Saleh Kamel, à la tête de la chaîne satellitaire Arabsat, a également été arrêté, à l’instar de Walid al-Ibrahim, propriétaire du puissant réseau satellitaire MBC. Le ministre de l'Économie Adel Fakih, l'ancien chambellan de feu le roi Abdallah Khaled al-Twaijri, ainsi que son fils Turki ont fait les frais de la purge. Le prince Mutaïb Ben Abdullah, fils de l’ancien roi et détenteur de l’hôtel Crillon à Paris, a aussi été touché par les foudres royales. Il s’agissait du dernier membre du clan rival, capable de gêner les plans de Mohammed Ben Salmane. Le prince héritier a décidé de protéger ses arrières, en faisant démettre de ses fonctions le patron de la Marine nationale.

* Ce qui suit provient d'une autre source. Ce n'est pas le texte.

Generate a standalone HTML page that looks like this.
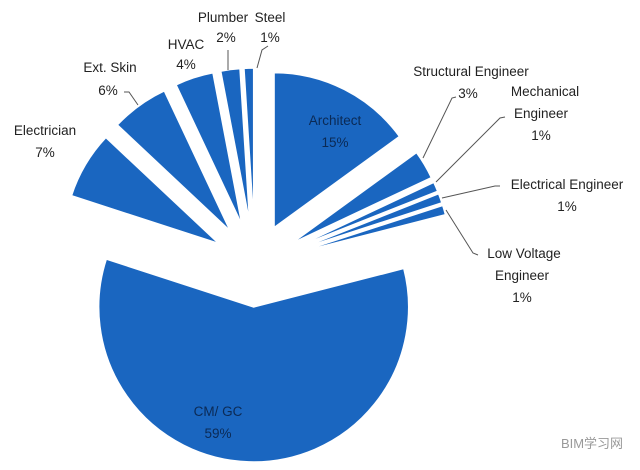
<!DOCTYPE html>
<html><head><meta charset="utf-8"><style>
body{margin:0;background:#fff;width:640px;height:470px;overflow:hidden}
svg{display:block}
text{font-family:"Liberation Sans","Noto Sans CJK SC",sans-serif;font-size:13.5px;fill:#222;text-anchor:middle}
</style></head><body>
<svg id="chart" width="640" height="470" viewBox="0 0 640 470">
<g id="slices"></g>
<g id="leaders" stroke="#555" stroke-width="1" fill="none">
<polyline points="257,68 262,50 268,46"/>
<polyline points="228,70 228,50"/>
<polyline points="138,105 129,92 124,92"/>
<polyline points="423,158 452,98 456,97"/>
<polyline points="436,182 500,118 505,117"/>
<polyline points="442,198 495,186 500,186"/>
<polyline points="446,210 473,253 478,255"/>
</g>
<g id="labels">
<text x="270" y="22">Steel</text>
<text x="270" y="42">1%</text>
<text x="223" y="22">Plumber</text>
<text x="226" y="42">2%</text>
<text x="186" y="49">HVAC</text>
<text x="186" y="69">4%</text>
<text x="110" y="72">Ext. Skin</text>
<text x="108" y="95">6%</text>
<text x="45" y="135">Electrician</text>
<text x="45" y="157">7%</text>
<text x="335" y="125" style="fill:#0b2a55">Architect</text>
<text x="335" y="147" style="fill:#0b2a55">15%</text>
<text x="471" y="76">Structural Engineer</text>
<text x="468" y="98">3%</text>
<text x="545" y="96">Mechanical</text>
<text x="541" y="118">Engineer</text>
<text x="541" y="140">1%</text>
<text x="567" y="189">Electrical Engineer</text>
<text x="567" y="211">1%</text>
<text x="524" y="258">Low Voltage</text>
<text x="522" y="280">Engineer</text>
<text x="522" y="302">1%</text>
<text x="218" y="416" style="fill:#0b2a55">CM/ GC</text>
<text x="218" y="438" style="fill:#0b2a55">59%</text>
<text x="592" y="448" style="fill:#999;font-size:13px">BIM学习网</text>
</g>
</svg>
<script>
const categories = ["Architect","Structural Engineer","Mechanical Engineer","Electrical Engineer","Low Voltage Engineer","CM/ GC","Electrician","Ext. Skin","HVAC","Plumber","Steel"];
const values = [15,3,1,1,1,59,7,6,4,2,1];
const cx = 255, cy = 265, R = 155, explode = 42;
const total = values.reduce((a,b)=>a+b,0);
const g = document.getElementById('slices');
function pt(a, r, ox, oy){ return [ox + r*Math.sin(a), oy - r*Math.cos(a)]; }
let start = 0;
values.forEach((v,i)=>{
  const sweep = v/total*2*Math.PI;
  const mid = start + sweep/2;
  const ox = cx + explode*Math.sin(mid), oy = cy - explode*Math.cos(mid);
  const p1 = pt(start, R, ox, oy), p2 = pt(start+sweep, R, ox, oy);
  const large = sweep > Math.PI ? 1 : 0;
  const p = document.createElementNS('http://www.w3.org/2000/svg','path');
  p.setAttribute('d', `M${ox},${oy} L${p1[0]},${p1[1]} A${R},${R} 0 ${large} 1 ${p2[0]},${p2[1]} Z`);
  p.setAttribute('fill', '#1a66c0');
  p.setAttribute('stroke', '#fff');
  p.setAttribute('stroke-width', '1.5');
  
  
  g.appendChild(p);
  start += sweep;
});
</script>
</body></html>
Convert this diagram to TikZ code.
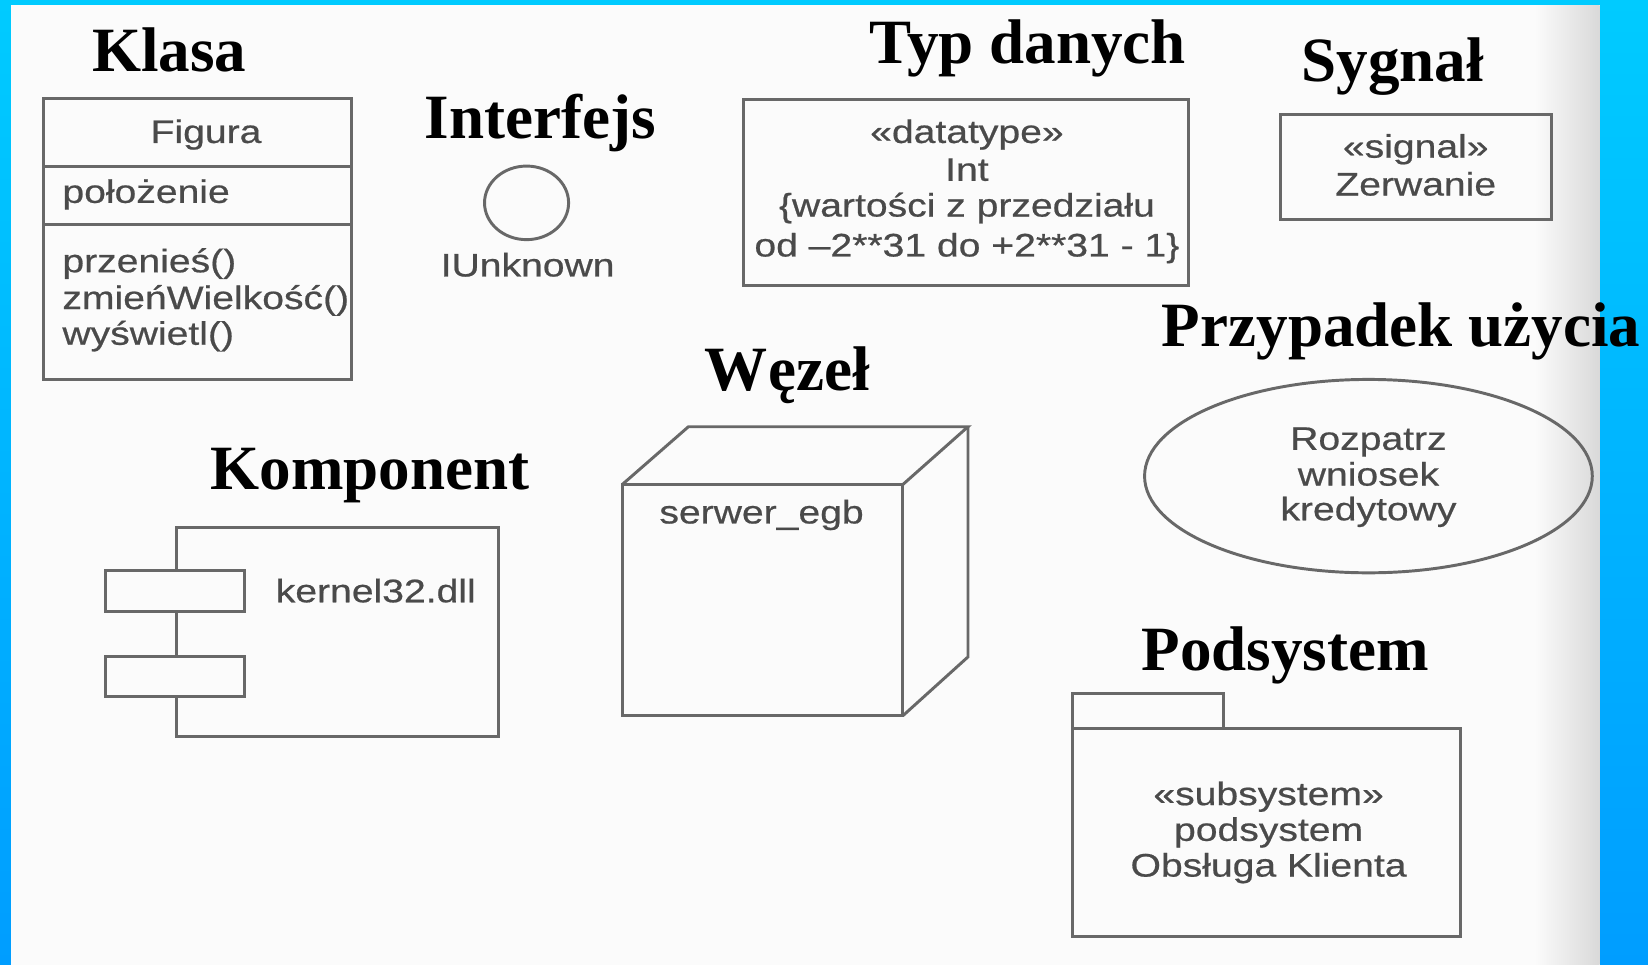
\documentclass[tikz,border=0pt]{standalone}
\usepackage{fontspec}
\newfontfamily\headfont{Liberation Serif}
\newfontfamily\bodyfont{Liberation Sans}[FakeStretch=1.2,FakeBold=0.6]
\definecolor{pagebg}{HTML}{FBFBFB}
\definecolor{pageedge}{HTML}{D9D9D9}
\definecolor{umlline}{HTML}{686868}
\definecolor{umlink}{HTML}{4A4A4A}
\definecolor{frametop}{HTML}{00CBFF}
\definecolor{framebot}{HTML}{009DFF}
\tikzset{
  heading/.style={font=\headfont\bfseries\fontsize{30}{36}\selectfont,
    text=black, inner sep=0pt, anchor=base},
  umltxt/.style={font=\bodyfont\fontsize{15.5}{17.8}\selectfont,
    text=umlink, inner sep=0pt, anchor=base},
  umlleft/.style={umltxt, anchor=base west},
  umlshape/.style={draw=umlline, line width=1.4pt, line join=miter},
}
\begin{document}
\begin{tikzpicture}[x=0.5pt,y=-0.5pt]
  % blue frame and scanned page
  \shade[top color=frametop, bottom color=framebot] (0,0) rectangle (1568,918);
  \useasboundingbox (0,0) rectangle (1568,918);
  \fill[pagebg] (10,5) rectangle (1522,918);
  \shade[left color=pagebg, right color=pageedge] (1460,5) rectangle (1522,918);

  % ---- Klasa
  \node[heading] (hKlasa) at (161,68) {Klasa};
  \draw[umlshape] (41,94) rectangle (334,361);
  \draw[umlshape] (41,158) -- (334,158);
  \draw[umlshape] (41,214) -- (334,214);
  \node[umltxt] (clsName) at (196,136) {Figura};
  \node[umlleft] (clsAttr) at (59,193) {położenie};
  \node[umlleft] (clsOp1) at (59,259) {przenieś()};
  \node[umlleft] (clsOp2) at (59,294) {zmieńWielkość()};
  \node[umlleft] (clsOp3) at (59,328) {wyświetl()};

  % ---- Interfejs
  \node[heading] (hInterfejs) at (514,132) {Interfejs};
  \draw[umlshape] (501,193) ellipse [x radius=40, y radius=35];
  \node[umltxt] (ifName) at (502,263) {IUnknown};

  % ---- Typ danych
  \node[heading] (hTyp) at (978,60) {Typ danych};
  \draw[umlshape] (707,95) rectangle (1131,272);
  \node[umltxt] (dt1) at (920,136) {«datatype»};
  \node[umltxt] (dt2) at (920,172) {Int};
  \node[umltxt] (dt3) at (920,206) {\{wartości z przedziału};
  \node[umltxt] (dt4) at (920,244) {od –2**31 do +2**31 - 1\}};

  % ---- Sygnał
  \node[heading] (hSygnal) at (1325,78) {Sygnał};
  \draw[umlshape] (1218,109) rectangle (1476,209);
  \node[umltxt] (sg1) at (1347,150) {«signal»};
  \node[umltxt] (sg2) at (1347,186) {Zerwanie};

  % ---- Przypadek użycia
  \node[heading] (hUseCase) at (1333,330) {Przypadek użycia};
  \draw[umlshape] (1302,453) ellipse [x radius=213, y radius=92];
  \node[umltxt] (uc1) at (1302,428) {Rozpatrz};
  \node[umltxt] (uc2) at (1302,462) {wniosek};
  \node[umltxt] (uc3) at (1302,495) {kredytowy};

  % ---- Węzeł
  \node[heading] (hWezel) at (749,372) {Węzeł};
  \draw[umlshape] (592,461) rectangle (859,681);
  \draw[umlshape] (592,461) -- (655,406) -- (921,406) -- (859,461);
  \draw[umlshape] (921,406) -- (921,625) -- (859,681);
  \node[umlleft] (ndName) at (627,498) {serwer\_egb};

  % ---- Komponent
  \node[heading] (hKomponent) at (352,466) {Komponent};
  \draw[umlshape] (168,502) rectangle (474,701);
  \draw[umlshape, fill=pagebg] (100,543) rectangle (233,582);
  \draw[umlshape, fill=pagebg] (100,625) rectangle (233,663);
  \node[umlleft] (cpName) at (262,573) {kernel32.dll};

  % ---- Podsystem
  \node[heading] (hPodsystem) at (1223,638) {Podsystem};
  \draw[umlshape] (1020,693) -- (1020,660) -- (1164,660) -- (1164,693);
  \draw[umlshape] (1020,693) rectangle (1390,891);
  \node[umltxt] (ss1) at (1207,766) {«subsystem»};
  \node[umltxt] (ss2) at (1207,800) {podsystem};
  \node[umltxt] (ss3) at (1207,834) {Obsługa Klienta};
\end{tikzpicture}
\end{document}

Un prince héritier qui se prépare à concentrer tous les pouvoirs

Dans les colonnes du Figaro, François-Aïssa Touazi, ancien diplomate, explique que, « ce qui intéresse Mohammed Ben Salman, ce sont les classes moyennes et les jeunes qui forment 70 % de la société saoudienne » qui, d’après lui, vont « applaudir » cette opération. L’ambition du prince est de préparer la transition économique de l’après-pétrole et de réduire l’influence des religieux conservateurs. Il pourrait ainsi « remettre en cause le pacte fondateur vieux de plus de deux siècles entre les Saoud et les wahhabites, au terme duquel la famille régnante céda le contrôle du pouvoir aux religieux en échange de l'allégeance des wahhabites ».

Le prince MBS, présenté comme l'instigateur de l’autorisation de conduire pour les femmes, a ainsi déclaré face à des investisseurs et des journalistes étrangers fin octobre, lors de la présentation d'un méga-projet d’infrastructures en Arabie Saoudite (NEOM) évalué à près de 425 milliards d'euros, vouloir « revenir à ce que nous étions avant, à un islam du juste milieu, modéré, ouvert sur le monde, l’ensemble des religions et l’ensemble des traditions et des peuples ».

Affaibli par la maladie, le roi Salmane, âgé de 81 ans, pourrait abdiquer prochainement. Mohammed Ben Salmane deviendrait alors le plus jeune monarque de l’Arabie contemporaine.